Translated from the Core of Chenrezig Sadhana
This past Monday was the eighth session of my Buddhist course and it was the first session that really made me uncomfortable and question how far I can go down this path myself. For the first time it felt like I was in a state of worship rather than in a state of reflection or peacefulness. We meditated as normal but this time we had to keep our eyes open and look at a picture of chenrezig. We did a long set of mantras in Tibetan and I had no idea how to pronounce the words or what the tune was and so felt self conscious. What I have written above this is a translation of one of the mantras and I found it hard to visualise. I am not sure if I found it hard to visualise this dramatic and colourful image of chenrezig because I was concentrating so hard on saying the mantras or because I did not feel comfortable worshiping anything, no matter how awesome that thing or person is.
I have been on a Buddhist path now for a couple of years but the focus has never been so much on the actual Buddha’s themselves but has been much more on the values and philosophy that underpins what it means to be a Buddhist. I was aware of the incense, candles and rosary beads but did not fully appreciate the significance of each thing to a true Buddhist. When I am moving my rosary beads around in my hand I am actually pulling beings out of the lower realms for example. The four arms of the chenrezig are there to represent the four Immeasurables. Now this is actually really interesting and I have no problem with these concepts. It is just that it is clearly similar to all the other religions I have studied in these respects. It is organised and there are clear rules as to what you can and cannot do. For example as I have not yet taken refuge, I was not allowed to visualise chenrezig in front of me or as a part of me. Instead I had to keep his image above my head or else bad karma would come my way.

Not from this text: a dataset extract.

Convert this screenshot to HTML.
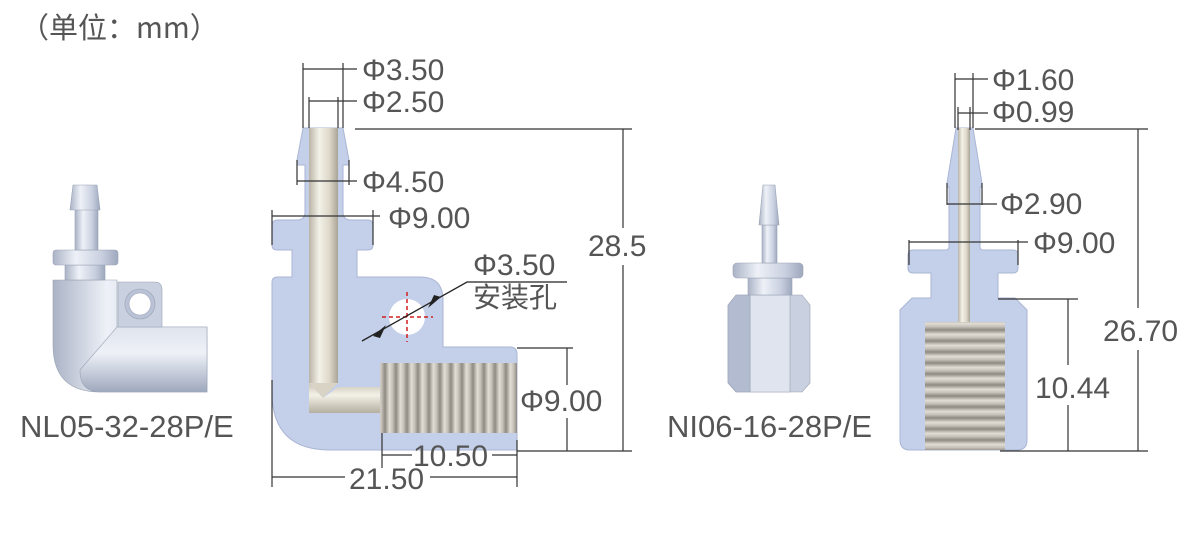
<!DOCTYPE html>
<html><head><meta charset="utf-8"><style>
html,body{margin:0;padding:0;background:#fff;}
svg{display:block;}
text{font-family:"Liberation Sans","Noto Sans CJK SC",sans-serif;fill:#555;}
</style></head><body>
<svg width="1200" height="533" viewBox="0 0 1200 533" xmlns="http://www.w3.org/2000/svg">
<defs>
<linearGradient id="bore" x1="0" x2="1" y1="0" y2="0">
<stop offset="0" stop-color="#b9b4a6"/><stop offset="0.35" stop-color="#f4f1e8"/><stop offset="0.7" stop-color="#ddd8ca"/><stop offset="1" stop-color="#a9a496"/></linearGradient>
<linearGradient id="boreH" x1="0" x2="0" y1="0" y2="1">
<stop offset="0" stop-color="#c9c4b6"/><stop offset="0.4" stop-color="#f4f1e8"/><stop offset="1" stop-color="#b4afa0"/></linearGradient>
<linearGradient id="thrV" x1="0" x2="11" y1="0" y2="0" gradientUnits="userSpaceOnUse" spreadMethod="repeat">
<stop offset="0" stop-color="#8e8a82"/><stop offset="0.4" stop-color="#e2ded6"/><stop offset="0.7" stop-color="#c4c0b8"/><stop offset="1" stop-color="#8e8a82"/></linearGradient>
<linearGradient id="thrH" x1="0" x2="0" y1="0" y2="11" gradientUnits="userSpaceOnUse" spreadMethod="repeat">
<stop offset="0" stop-color="#8e8a82"/><stop offset="0.4" stop-color="#e2ded6"/><stop offset="0.7" stop-color="#c4c0b8"/><stop offset="1" stop-color="#8e8a82"/></linearGradient>
<linearGradient id="cyl" x1="0" x2="1" y1="0" y2="0">
<stop offset="0" stop-color="#aab3c6"/><stop offset="0.35" stop-color="#eef1f7"/><stop offset="0.75" stop-color="#c8cfdf"/><stop offset="1" stop-color="#9ea8bd"/></linearGradient>
<linearGradient id="cylH" x1="0" x2="0" y1="0" y2="1">
<stop offset="0" stop-color="#dfe4ee"/><stop offset="0.4" stop-color="#eef1f7"/><stop offset="1" stop-color="#9ea8bd"/></linearGradient>
</defs>

<text x="20" y="38" font-size="29" style="font-family:'Noto Sans CJK SC',sans-serif">（单位：mm）</text>

<!-- Left 3D elbow -->
<g stroke="#9aa3b5" stroke-width="0.6">
<path d="M53 280 H117 V327 H207 V392 H100 Q53 392 53 345 Z" fill="url(#cyl)"/>
<path d="M117 327 H207 V392 H100 Q80 392 80 370 L117 327Z" fill="url(#cylH)"/>
<path d="M118 282 H155 Q162 282 162 290 V327 H118 Z" fill="#c9d0df"/>
<circle cx="140" cy="304" r="15" fill="#b9c2d6"/><circle cx="140" cy="304" r="11" fill="#fff"/>
<rect x="65" y="265" width="40" height="15" fill="url(#cyl)"/>
<rect x="53" y="250" width="65" height="15" rx="3" fill="url(#cyl)"/>
<rect x="75" y="208" width="23" height="42" fill="url(#cyl)"/>
<path d="M73 185 H97 L100 210 H70 Z" fill="url(#cyl)"/>
</g>
<text x="20" y="437" font-size="31">NL05-32-28P/E</text>

<!-- Left section drawing -->
<path d="M303 128 H343 L349 160 V165 H343 V212 Q343 220 351 220 H368 Q373 220 373 226 V245 Q373 250 368 250 H357 V277 H420 Q443 277 443 300 V347 H510 Q517 347 517 354 V450 H330 Q272 450 272 392 V282 Q272 277 278 277 H292 V250 H277 Q272 250 272 245 V226 Q272 220 278 220 H297 Q305 220 305 212 V165 H297 V160 Z" fill="#c4cfe9" stroke="#aab6d4" stroke-width="1"/>
<rect x="309" y="128" width="29" height="255" fill="url(#bore)"/>
<path d="M309 383 L323 398 L338 383Z" fill="#d8d3c5"/>
<path d="M309 383 V413 H382 V387 H338 L323 398 Z" fill="url(#boreH)"/>
<rect x="380" y="363" width="137" height="70" fill="url(#thrV)"/>
<circle cx="407" cy="317" r="18" fill="#fff"/>
<g stroke="#d02020" stroke-width="1.5" stroke-dasharray="4,3"><line x1="382" y1="317" x2="433" y2="317"/><line x1="407" y1="292" x2="407" y2="342"/></g>
<g stroke="#222" stroke-width="1.3" fill="none">
<polyline points="362,341 467,282 567,282"/>
</g>
<path d="M373 336 L386 325 L380 338Z" fill="#222"/>
<path d="M441 297 L428 308 L434 295Z" fill="#222"/>
<g stroke="#333" stroke-width="1.2" fill="none">
<path d="M303 63 V128 M343 63 V128 M303 69 H357"/>
<path d="M309 97 V128 M338 97 V128 M309 101 H357"/>
<path d="M297 160 V185 M349 160 V185 M297 181 H357"/>
<path d="M272 210 V245 M373 210 V245 M272 216 H380"/>
<path d="M355 129 H632 M517 451 H632 M623 129 V228 M623 265 V451"/>
<path d="M517 348 H573 M567 348 V385 M567 418 V451"/>
<path d="M382 433 V468 M382 455 H412 M492 455 H517"/>
<path d="M272 380 V487 M517 440 V487 M272 477 H345 M430 477 H517"/>
</g>
<g font-size="30">
<text x="362" y="80">Φ3.50</text>
<text x="362" y="112">Φ2.50</text>
<text x="362" y="192">Φ4.50</text>
<text x="388" y="228">Φ9.00</text>
<text x="473" y="275">Φ3.50</text>
<text x="473" y="307" style="font-family:'Noto Sans CJK SC',sans-serif" font-size="28">安装孔</text>
<text x="588" y="256">28.5</text>
<text x="520" y="411">Φ9.00</text>
<text x="413" y="466">10.50</text>
<text x="349" y="489">21.50</text>
</g>

<!-- Right 3D -->
<g stroke="#9aa3b5" stroke-width="0.6">
<path d="M728 305 L736 295 H802 L810 305 V383 L802 392 H736 L728 383 Z" fill="#c9d0df"/>
<path d="M750 295 H790 V392 H750 Z" fill="#dfe4ee"/>
<path d="M728 305 L736 295 H750 V392 H736 L728 383Z" fill="#b2bbcf"/>
<rect x="748" y="278" width="44" height="17" fill="url(#cyl)"/>
<rect x="733" y="263" width="70" height="15" rx="4" fill="url(#cyl)"/>
<rect x="762" y="225" width="15" height="38" fill="url(#cyl)"/>
<path d="M763 185 H775 L779 225 H759 Z" fill="url(#cyl)"/>
</g>
<text x="667" y="437" font-size="31">NI06-16-28P/E</text>

<!-- Right section drawing -->
<path d="M956 128 H973 L982 183 V187 H980 V247 Q980 250 984 250 H1013 Q1018 250 1018 255 V268 Q1018 273 1013 273 H998 V298 H1015 L1027 310 V440 Q1027 450 1017 450 H910 Q900 450 900 440 V310 L912 298 H931 V273 H913 Q908 273 908 268 V255 Q908 250 913 250 H945 Q949 250 949 247 V187 H947 V183 Z" fill="#c4cfe9" stroke="#aab6d4" stroke-width="1"/>
<rect x="958" y="128" width="12" height="196" fill="url(#bore)"/>
<rect x="925" y="322" width="80" height="128" fill="url(#thrH)"/>
<g stroke="#333" stroke-width="1.2" fill="none">
<path d="M955 73 V128 M973 73 V128 M955 79 H988"/>
<path d="M958 107 V130 M970 107 V130 M958 113 H988"/>
<path d="M947 183 V205 M982 183 V205 M947 204 H997"/>
<path d="M909 240 V265 M1018 240 V265 M909 242 H1028"/>
<path d="M975 129 H1148 M1000 451 H1148 M1138 129 V308 M1138 350 V451"/>
<path d="M998 299 H1078 M1068 299 V365 M1068 405 V451"/>
</g>
<g font-size="30">
<text x="992" y="90">Φ1.60</text>
<text x="992" y="122">Φ0.99</text>
<text x="1000" y="214">Φ2.90</text>
<text x="1033" y="253">Φ9.00</text>
<text x="1103" y="341">26.70</text>
<text x="1035" y="398">10.44</text>
</g>
</svg>
</body></html>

It was just this idea of punishment and the clear hierarchy between so called enlightened beings and others like those of us in the group that sat uneasily with me. It seems that this is my problem with all organised religion. It ultimately feels like in all of them you are being judged at the end of your life and your next life will at least partly decided by how you lived in this one. Now in Buddhist philosophy it based on many past lives, so much so that every person on earth has been your mother at some point. This is why we need to show compassion and understanding to everyone no matter how cruel their actions or evil their behaviour. Now this is one hard pill to swallow. Actually it is impossible for me to swallow but that is because I am so far from being enlightenment. I am just going around realm of samsara right now feel so much pleasure but also so much pain. Now this I can accept somehow but the whole mother concept is just a step too far for me right now.
Having said all that we did discuss some really interesting ideas and I still feel that I want to go down a spiritual path even if I can only go so far down this path. This course has made me see very clearly how fear and vulnerability come from my fragile ego. I see how much I try to ignore and supress things which only makes me suffer more. It also prevents me from appreciating and savouring the wonderful things I do have in my life.
In the past few weeks I have also learned a new appreciation for courage and clarity. For years and years I have been doing things that were compulsive and often reckless. I kept doing them without ever trying to understand why I was doing them. By seeking the truth as to what is actually going on, I am slowly finding little ways out of my suffering. I have a slightly bigger picture on the world just now and that is proving so helpful. In particular this bigger picture has helped me se how much I have lived my life with a sense of entitlement and expectation. If I could start to live my life as if I am going to get nothing in return then I think I would be so much more content. It is so basic and yet so hard to do.
Finally the course has made me consider my deep need for some kind of legacy. Why do I need to make my mark on everything? Is it because I know how tiny and insignificant my little life is? Does this terrify me? Yes it does and each day I feel like I have wasted this one little life I had. I need to get away from this kind of thinking. All I am doing really is writing on water as my teacher says. Nothing lasts and this very blog comes almost entirely from my ego needing some kind of proof that I exist and I am here in the world.
It sometimes feels like most of us are constantly shadow boxing with ourselves. We get attached to things and thoughts even though both will dissolve and neither make us who we are. We are constantly craving things we don’t have and desiring more of what we do have. Endlessly distracted by shiny and glittering illusions and then longing for these illusions when things do not seem to be going well. I want to believe that there really is an ocean of knowledge that we can access if we just sit still for long enough and concentrate deeply. I want to spend more time looking inward but I am just not yet ready to visualise some dude with four arms, a deer skin wrapped around him and a moon disc under his butt. Maybe in time but not just yet. Thanks for reading.